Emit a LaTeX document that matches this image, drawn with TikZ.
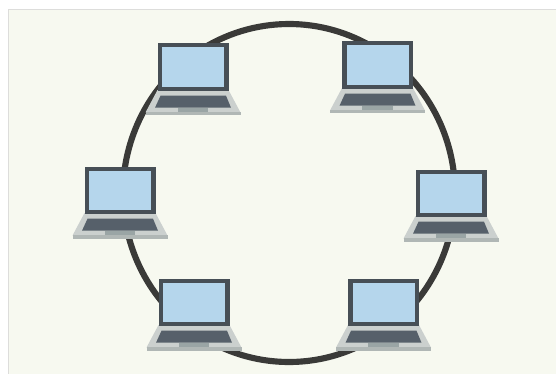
---
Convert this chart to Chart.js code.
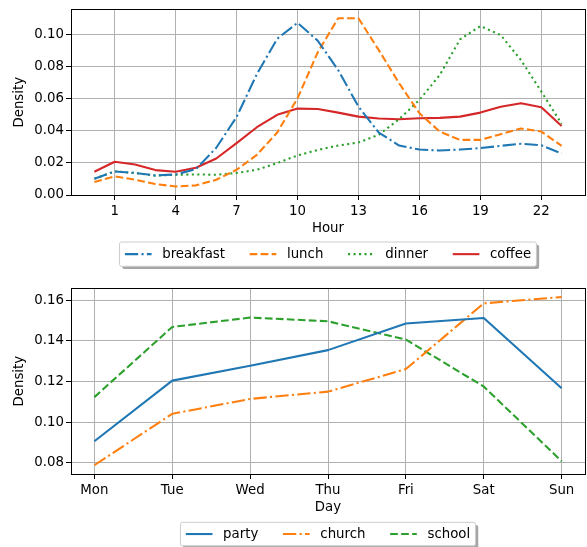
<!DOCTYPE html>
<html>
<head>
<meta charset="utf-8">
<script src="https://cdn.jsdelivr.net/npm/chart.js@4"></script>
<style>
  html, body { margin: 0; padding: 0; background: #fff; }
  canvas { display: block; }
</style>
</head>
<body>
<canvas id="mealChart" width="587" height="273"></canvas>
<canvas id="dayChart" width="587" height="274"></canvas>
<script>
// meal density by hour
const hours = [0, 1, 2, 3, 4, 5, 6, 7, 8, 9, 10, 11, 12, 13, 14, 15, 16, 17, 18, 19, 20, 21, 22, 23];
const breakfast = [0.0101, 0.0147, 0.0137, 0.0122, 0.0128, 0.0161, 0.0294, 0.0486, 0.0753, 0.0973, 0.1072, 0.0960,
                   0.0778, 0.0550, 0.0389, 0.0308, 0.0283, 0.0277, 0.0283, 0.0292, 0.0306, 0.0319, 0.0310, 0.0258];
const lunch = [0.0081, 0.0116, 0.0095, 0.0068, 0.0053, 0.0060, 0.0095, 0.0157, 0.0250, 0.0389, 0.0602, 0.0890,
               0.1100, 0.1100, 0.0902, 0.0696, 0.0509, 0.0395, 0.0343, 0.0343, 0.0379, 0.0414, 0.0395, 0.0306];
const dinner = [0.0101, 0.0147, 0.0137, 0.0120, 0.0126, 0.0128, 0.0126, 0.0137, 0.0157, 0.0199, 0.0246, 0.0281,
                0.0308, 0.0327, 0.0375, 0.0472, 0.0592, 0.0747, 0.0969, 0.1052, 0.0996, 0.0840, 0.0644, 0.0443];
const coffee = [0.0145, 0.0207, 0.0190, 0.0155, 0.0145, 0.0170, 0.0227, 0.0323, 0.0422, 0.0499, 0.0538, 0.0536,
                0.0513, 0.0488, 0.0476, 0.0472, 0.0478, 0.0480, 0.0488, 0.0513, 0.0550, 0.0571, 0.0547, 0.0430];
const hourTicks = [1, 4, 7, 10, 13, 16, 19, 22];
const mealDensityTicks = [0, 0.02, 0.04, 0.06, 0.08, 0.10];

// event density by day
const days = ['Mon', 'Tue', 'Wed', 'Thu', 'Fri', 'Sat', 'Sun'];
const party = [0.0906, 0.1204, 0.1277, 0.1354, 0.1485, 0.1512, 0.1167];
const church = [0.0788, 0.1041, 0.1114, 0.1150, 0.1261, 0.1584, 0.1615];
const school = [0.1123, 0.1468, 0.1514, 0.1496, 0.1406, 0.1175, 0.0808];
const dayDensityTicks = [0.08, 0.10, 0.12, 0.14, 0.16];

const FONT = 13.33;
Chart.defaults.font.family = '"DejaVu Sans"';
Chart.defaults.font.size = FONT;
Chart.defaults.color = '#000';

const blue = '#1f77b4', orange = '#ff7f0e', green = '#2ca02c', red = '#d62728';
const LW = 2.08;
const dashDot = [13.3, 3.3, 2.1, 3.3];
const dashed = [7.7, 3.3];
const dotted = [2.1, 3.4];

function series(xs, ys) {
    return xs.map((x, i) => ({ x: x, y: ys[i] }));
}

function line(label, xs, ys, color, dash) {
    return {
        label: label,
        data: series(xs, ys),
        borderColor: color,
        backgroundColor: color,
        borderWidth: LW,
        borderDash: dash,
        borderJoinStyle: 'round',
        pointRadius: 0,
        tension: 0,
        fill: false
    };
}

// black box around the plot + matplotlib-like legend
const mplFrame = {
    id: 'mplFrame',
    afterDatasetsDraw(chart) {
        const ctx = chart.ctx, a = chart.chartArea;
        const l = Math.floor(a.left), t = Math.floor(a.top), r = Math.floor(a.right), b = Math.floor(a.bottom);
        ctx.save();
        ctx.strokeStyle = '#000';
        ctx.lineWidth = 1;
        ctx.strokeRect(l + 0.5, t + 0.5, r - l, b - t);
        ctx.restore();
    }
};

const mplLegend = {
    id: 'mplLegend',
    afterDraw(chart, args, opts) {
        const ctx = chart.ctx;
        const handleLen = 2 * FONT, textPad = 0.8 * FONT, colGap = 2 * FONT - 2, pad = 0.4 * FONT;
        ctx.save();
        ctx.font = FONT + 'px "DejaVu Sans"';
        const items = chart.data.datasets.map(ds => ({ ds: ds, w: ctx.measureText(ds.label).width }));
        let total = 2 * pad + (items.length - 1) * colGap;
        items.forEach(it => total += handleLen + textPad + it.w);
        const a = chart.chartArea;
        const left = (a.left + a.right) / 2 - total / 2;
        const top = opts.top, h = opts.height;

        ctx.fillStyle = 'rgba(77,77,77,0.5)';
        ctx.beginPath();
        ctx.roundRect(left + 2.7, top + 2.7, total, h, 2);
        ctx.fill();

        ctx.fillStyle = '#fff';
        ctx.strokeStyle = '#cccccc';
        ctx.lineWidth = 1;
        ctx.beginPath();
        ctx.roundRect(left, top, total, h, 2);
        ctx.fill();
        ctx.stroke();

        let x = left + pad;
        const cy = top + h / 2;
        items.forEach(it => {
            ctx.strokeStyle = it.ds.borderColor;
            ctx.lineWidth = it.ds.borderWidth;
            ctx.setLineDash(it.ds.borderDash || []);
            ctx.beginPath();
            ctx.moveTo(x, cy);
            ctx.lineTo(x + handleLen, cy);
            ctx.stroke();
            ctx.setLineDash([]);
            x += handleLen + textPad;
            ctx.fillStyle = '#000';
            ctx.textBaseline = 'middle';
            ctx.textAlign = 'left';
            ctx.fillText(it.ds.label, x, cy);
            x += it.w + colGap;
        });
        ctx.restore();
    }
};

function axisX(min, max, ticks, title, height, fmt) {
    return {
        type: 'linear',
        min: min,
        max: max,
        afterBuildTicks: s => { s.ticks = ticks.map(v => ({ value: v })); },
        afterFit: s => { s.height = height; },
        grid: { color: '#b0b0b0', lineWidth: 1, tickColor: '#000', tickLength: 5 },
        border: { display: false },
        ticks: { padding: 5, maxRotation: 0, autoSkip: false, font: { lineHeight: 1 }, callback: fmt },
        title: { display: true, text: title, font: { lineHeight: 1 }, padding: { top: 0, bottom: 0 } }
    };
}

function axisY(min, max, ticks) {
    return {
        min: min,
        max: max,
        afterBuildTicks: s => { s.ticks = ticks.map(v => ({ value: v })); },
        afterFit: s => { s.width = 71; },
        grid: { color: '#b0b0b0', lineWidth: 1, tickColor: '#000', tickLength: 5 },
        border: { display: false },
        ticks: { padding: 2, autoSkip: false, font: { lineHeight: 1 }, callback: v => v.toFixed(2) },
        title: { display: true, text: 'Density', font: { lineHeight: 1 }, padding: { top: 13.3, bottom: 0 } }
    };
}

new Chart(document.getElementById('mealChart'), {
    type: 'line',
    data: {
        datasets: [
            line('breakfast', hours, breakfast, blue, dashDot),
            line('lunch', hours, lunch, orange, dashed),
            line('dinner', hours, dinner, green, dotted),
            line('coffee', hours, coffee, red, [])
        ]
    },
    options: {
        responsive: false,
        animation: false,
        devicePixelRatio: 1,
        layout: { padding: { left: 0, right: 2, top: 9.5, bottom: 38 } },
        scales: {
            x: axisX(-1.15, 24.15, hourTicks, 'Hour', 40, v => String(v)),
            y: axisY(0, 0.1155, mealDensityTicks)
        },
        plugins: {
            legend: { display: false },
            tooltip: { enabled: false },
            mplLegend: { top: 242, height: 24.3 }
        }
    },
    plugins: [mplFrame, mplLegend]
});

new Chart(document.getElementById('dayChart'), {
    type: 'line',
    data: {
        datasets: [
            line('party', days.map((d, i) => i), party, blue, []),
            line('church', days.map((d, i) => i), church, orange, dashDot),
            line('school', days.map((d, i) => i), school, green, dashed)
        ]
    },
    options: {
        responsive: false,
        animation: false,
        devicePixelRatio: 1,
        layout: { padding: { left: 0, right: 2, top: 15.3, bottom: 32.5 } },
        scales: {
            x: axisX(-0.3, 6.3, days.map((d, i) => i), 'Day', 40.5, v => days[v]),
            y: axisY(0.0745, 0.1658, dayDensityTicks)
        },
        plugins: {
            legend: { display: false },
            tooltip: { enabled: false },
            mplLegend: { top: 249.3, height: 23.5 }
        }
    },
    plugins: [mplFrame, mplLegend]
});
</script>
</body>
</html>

- [Exercise task] Return all lines containing "document".

- [Result below]
Emit a LaTeX document that matches this image, drawn with TikZ.
new Chart(document.getElementById('mealChart'), {
new Chart(document.getElementById('dayChart'), {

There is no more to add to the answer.